### PROVIDED DATA:
((

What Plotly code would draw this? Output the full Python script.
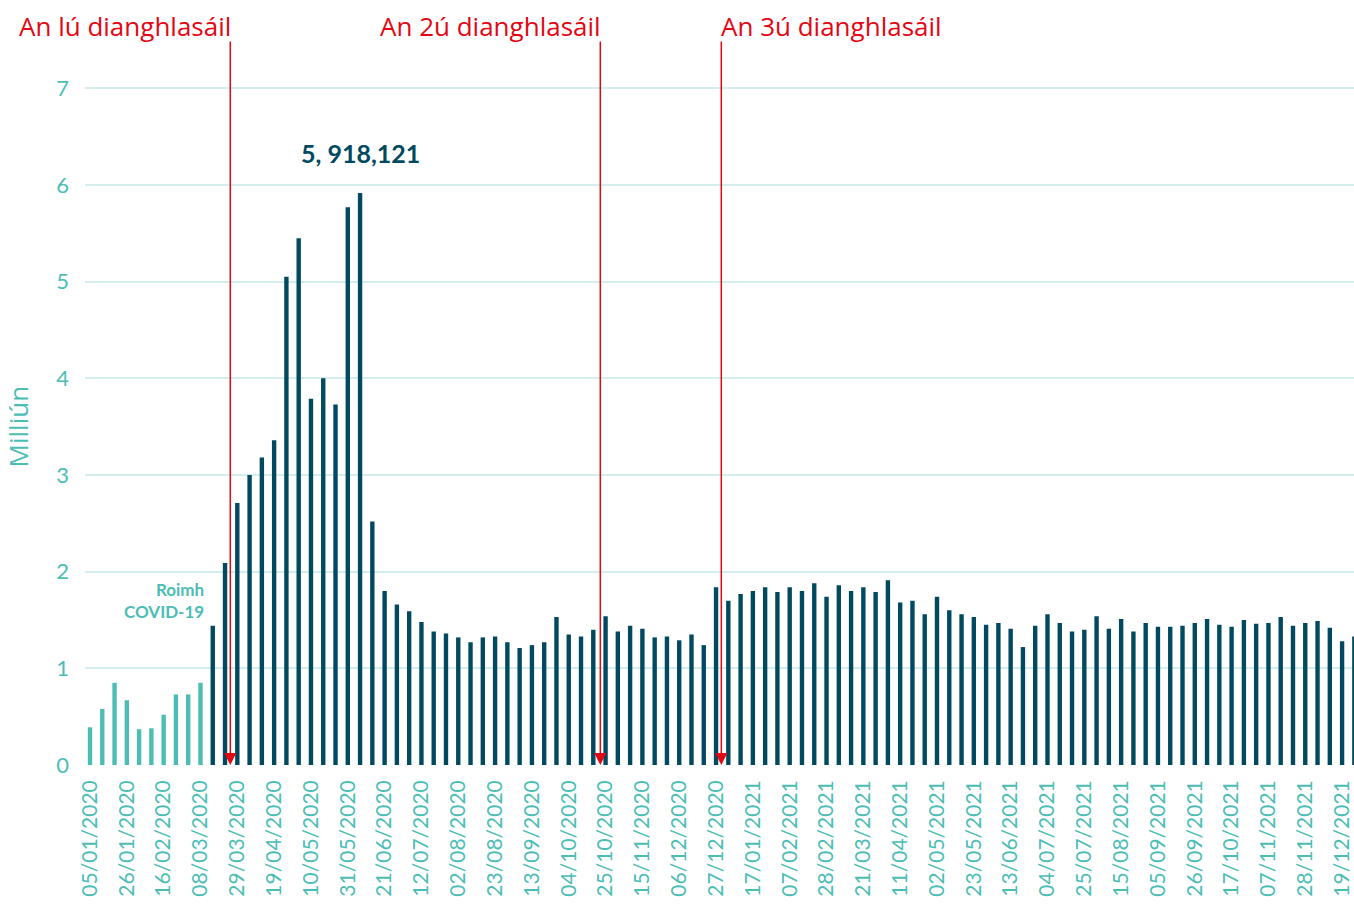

))
((

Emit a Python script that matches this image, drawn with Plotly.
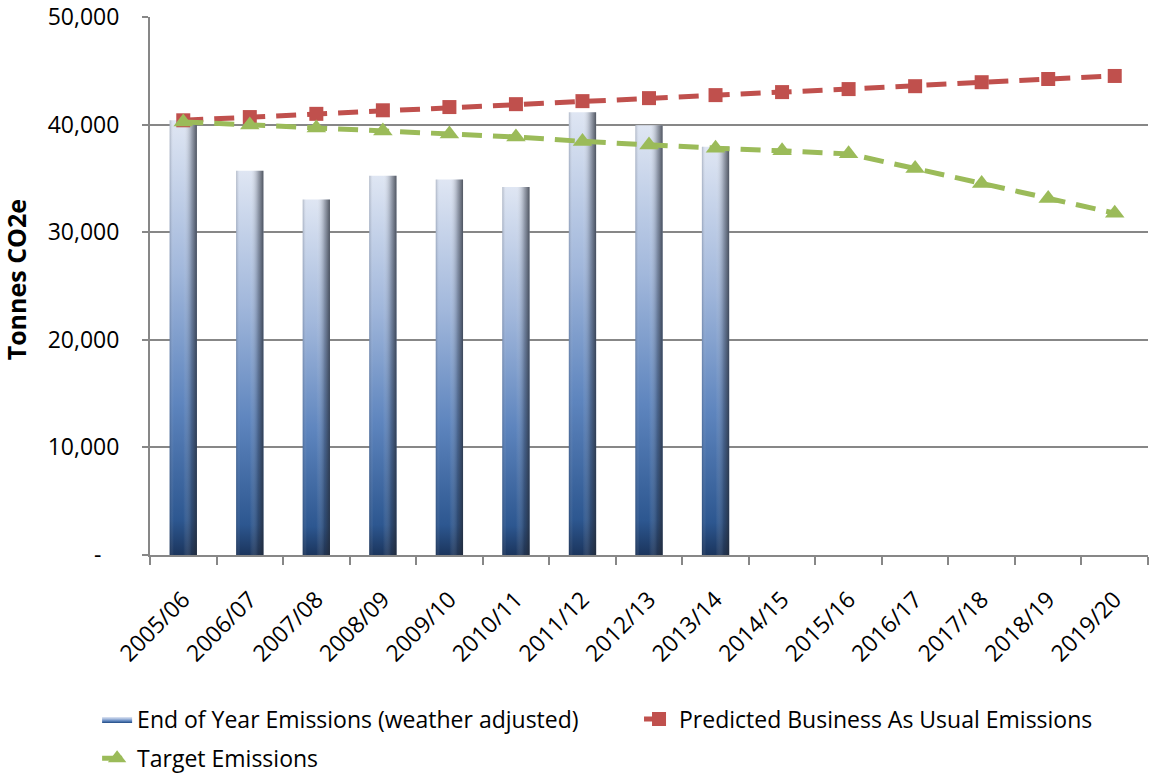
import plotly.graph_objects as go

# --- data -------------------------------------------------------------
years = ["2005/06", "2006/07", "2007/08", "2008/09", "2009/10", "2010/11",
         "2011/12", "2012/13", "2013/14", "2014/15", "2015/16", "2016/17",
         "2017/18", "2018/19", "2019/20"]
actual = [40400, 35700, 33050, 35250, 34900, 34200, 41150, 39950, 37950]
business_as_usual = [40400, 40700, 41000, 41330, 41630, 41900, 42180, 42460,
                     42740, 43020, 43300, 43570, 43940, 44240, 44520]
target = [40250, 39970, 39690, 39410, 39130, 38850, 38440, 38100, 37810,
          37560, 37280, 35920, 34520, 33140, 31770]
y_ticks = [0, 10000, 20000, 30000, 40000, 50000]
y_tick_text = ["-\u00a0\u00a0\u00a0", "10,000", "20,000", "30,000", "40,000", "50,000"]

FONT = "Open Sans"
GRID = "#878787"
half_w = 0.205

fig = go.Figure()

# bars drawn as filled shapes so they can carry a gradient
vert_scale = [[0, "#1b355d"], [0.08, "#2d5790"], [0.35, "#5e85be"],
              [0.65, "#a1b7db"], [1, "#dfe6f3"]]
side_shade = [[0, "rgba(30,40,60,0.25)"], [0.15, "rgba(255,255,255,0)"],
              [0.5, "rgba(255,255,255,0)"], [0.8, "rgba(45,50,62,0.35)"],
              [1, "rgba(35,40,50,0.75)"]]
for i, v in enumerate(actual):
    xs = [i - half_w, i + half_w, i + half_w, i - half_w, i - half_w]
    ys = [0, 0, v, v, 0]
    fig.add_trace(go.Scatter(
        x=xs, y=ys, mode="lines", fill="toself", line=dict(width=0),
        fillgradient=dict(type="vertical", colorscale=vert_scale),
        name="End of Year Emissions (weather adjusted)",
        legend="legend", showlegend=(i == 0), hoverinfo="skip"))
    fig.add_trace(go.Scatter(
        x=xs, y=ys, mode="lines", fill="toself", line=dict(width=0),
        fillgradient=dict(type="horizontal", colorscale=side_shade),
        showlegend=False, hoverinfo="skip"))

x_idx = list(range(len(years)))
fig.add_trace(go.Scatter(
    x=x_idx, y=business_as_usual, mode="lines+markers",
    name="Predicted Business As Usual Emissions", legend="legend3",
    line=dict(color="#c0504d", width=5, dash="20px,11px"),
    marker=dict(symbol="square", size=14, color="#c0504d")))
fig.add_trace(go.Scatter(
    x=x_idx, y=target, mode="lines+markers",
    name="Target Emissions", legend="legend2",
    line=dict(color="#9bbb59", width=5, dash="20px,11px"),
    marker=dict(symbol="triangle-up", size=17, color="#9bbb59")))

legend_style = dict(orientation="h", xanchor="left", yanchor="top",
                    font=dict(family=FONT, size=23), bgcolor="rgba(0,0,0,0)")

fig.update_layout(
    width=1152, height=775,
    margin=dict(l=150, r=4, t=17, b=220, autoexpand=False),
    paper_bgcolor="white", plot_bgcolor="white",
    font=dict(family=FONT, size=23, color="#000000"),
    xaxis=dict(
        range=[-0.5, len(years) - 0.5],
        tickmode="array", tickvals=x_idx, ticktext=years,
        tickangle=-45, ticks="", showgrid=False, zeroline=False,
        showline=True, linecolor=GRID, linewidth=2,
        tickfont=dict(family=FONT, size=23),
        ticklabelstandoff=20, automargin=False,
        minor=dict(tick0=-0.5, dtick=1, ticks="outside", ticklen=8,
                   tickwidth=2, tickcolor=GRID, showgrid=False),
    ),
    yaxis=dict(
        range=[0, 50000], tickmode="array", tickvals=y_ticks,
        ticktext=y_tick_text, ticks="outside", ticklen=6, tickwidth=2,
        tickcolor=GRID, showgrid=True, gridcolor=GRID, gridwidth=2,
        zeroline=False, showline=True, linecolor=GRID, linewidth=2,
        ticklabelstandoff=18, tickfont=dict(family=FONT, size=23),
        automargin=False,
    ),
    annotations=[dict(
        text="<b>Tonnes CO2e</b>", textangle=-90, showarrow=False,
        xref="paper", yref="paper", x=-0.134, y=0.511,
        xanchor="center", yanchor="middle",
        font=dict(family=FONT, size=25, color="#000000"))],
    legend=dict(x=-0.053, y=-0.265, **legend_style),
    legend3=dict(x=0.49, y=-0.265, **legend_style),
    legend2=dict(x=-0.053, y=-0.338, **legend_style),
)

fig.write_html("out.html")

))

### SHORT PROBLEM:
Reproduce only the lines running from the one that has "Emit a Python" through the one that has "import plotly.graph_objects as go", ends included. Any pictures in that stretch should not be copied.

### OUTPUT FOR THIS TASK:
Emit a Python script that matches this image, drawn with Plotly.
import plotly.graph_objects as go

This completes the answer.